EXERCISE OBJECTIVE: All of the lines below are to be transcribed faithfully, with pictures excluded from the copy.

DATASET EXTRACT:
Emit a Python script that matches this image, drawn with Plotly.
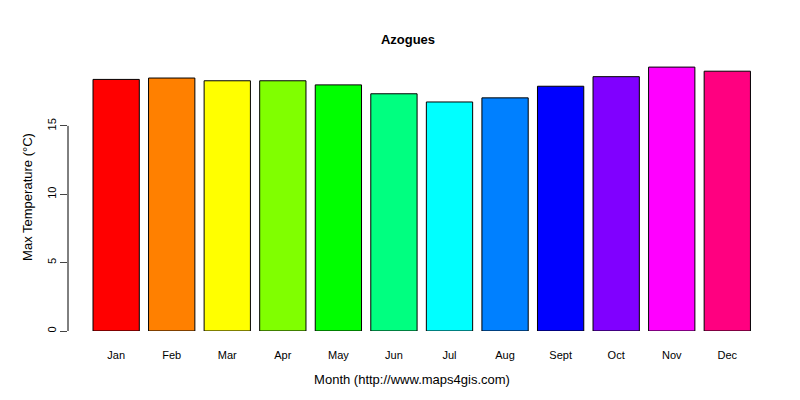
import plotly.graph_objects as go

months = ["Jan","Feb","Mar","Apr","May","Jun","Jul","Aug","Sept","Oct","Nov","Dec"]
values = [18.4, 18.5, 18.3, 18.3, 18.0, 17.35, 16.75, 17.05, 17.9, 18.6, 19.3, 19.0]
colors = ["#FF0000","#FF8000","#FFFF00","#80FF00","#00FF00","#00FF80",
          "#00FFFF","#0080FF","#0000FF","#8000FF","#FF00FF","#FF0080"]
yticks = [0, 5, 10, 15]

centers = [0.7 + 1.2*i for i in range(len(months))]
fig = go.Figure(go.Bar(x=centers, y=values, width=1.0, marker_color=colors,
                       marker_line=dict(color="black", width=1)))
fig.add_shape(type="line", xref="paper", yref="y", x0=0, x1=0, y0=0, y1=15,
              line=dict(color="black", width=1))
fig.update_layout(
    width=800, height=400, plot_bgcolor="white", paper_bgcolor="white",
    margin=dict(l=60, r=52, t=55, b=77), showlegend=False,
    font=dict(family="Liberation Sans, Arial", size=11, color="black"),
    title=dict(text="<b>Azogues</b>", x=0.5, xanchor="center", y=0.922, yanchor="middle",
               font=dict(size=13)),
    xaxis=dict(range=[-0.34, 14.52], tickvals=centers, ticktext=months, showline=False,
               showgrid=False, zeroline=False, ticks="outside", ticklen=14,
               tickcolor="rgba(0,0,0,0)", automargin=False,
               title=dict(text="Month (http://www.maps4gis.com)", standoff=14)),
    yaxis=dict(range=[0, 19.6], tickvals=yticks, showgrid=False, zeroline=False,
               showline=False, ticks="outside", ticklen=7, tickangle=-90, automargin=False,
               title=dict(text="Max Temperature (°C)", standoff=10)),
)
fig.write_html("out.html")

THE OUTPUT:
Emit a Python script that matches this image, drawn with Plotly.
import plotly.graph_objects as go

months = ["Jan","Feb","Mar","Apr","May","Jun","Jul","Aug","Sept","Oct","Nov","Dec"]
values = [18.4, 18.5, 18.3, 18.3, 18.0, 17.35, 16.75, 17.05, 17.9, 18.6, 19.3, 19.0]
colors = ["#FF0000","#FF8000","#FFFF00","#80FF00","#00FF00","#00FF80",
          "#00FFFF","#0080FF","#0000FF","#8000FF","#FF00FF","#FF0080"]
yticks = [0, 5, 10, 15]

centers = [0.7 + 1.2*i for i in range(len(months))]
fig = go.Figure(go.Bar(x=centers, y=values, width=1.0, marker_color=colors,
                       marker_line=dict(color="black", width=1)))
fig.add_shape(type="line", xref="paper", yref="y", x0=0, x1=0, y0=0, y1=15,
              line=dict(color="black", width=1))
fig.update_layout(
    width=800, height=400, plot_bgcolor="white", paper_bgcolor="white",
    margin=dict(l=60, r=52, t=55, b=77), showlegend=False,
    font=dict(family="Liberation Sans, Arial", size=11, color="black"),
    title=dict(text="<b>Azogues</b>", x=0.5, xanchor="center", y=0.922, yanchor="middle",
               font=dict(size=13)),
    xaxis=dict(range=[-0.34, 14.52], tickvals=centers, ticktext=months, showline=False,
               showgrid=False, zeroline=False, ticks="outside", ticklen=14,
               tickcolor="rgba(0,0,0,0)", automargin=False,
               title=dict(text="Month (http://www.maps4gis.com)", standoff=14)),
    yaxis=dict(range=[0, 19.6], tickvals=yticks, showgrid=False, zeroline=False,
               showline=False, ticks="outside", ticklen=7, tickangle=-90, automargin=False,
               title=dict(text="Max Temperature (°C)", standoff=10)),
)
fig.write_html("out.html")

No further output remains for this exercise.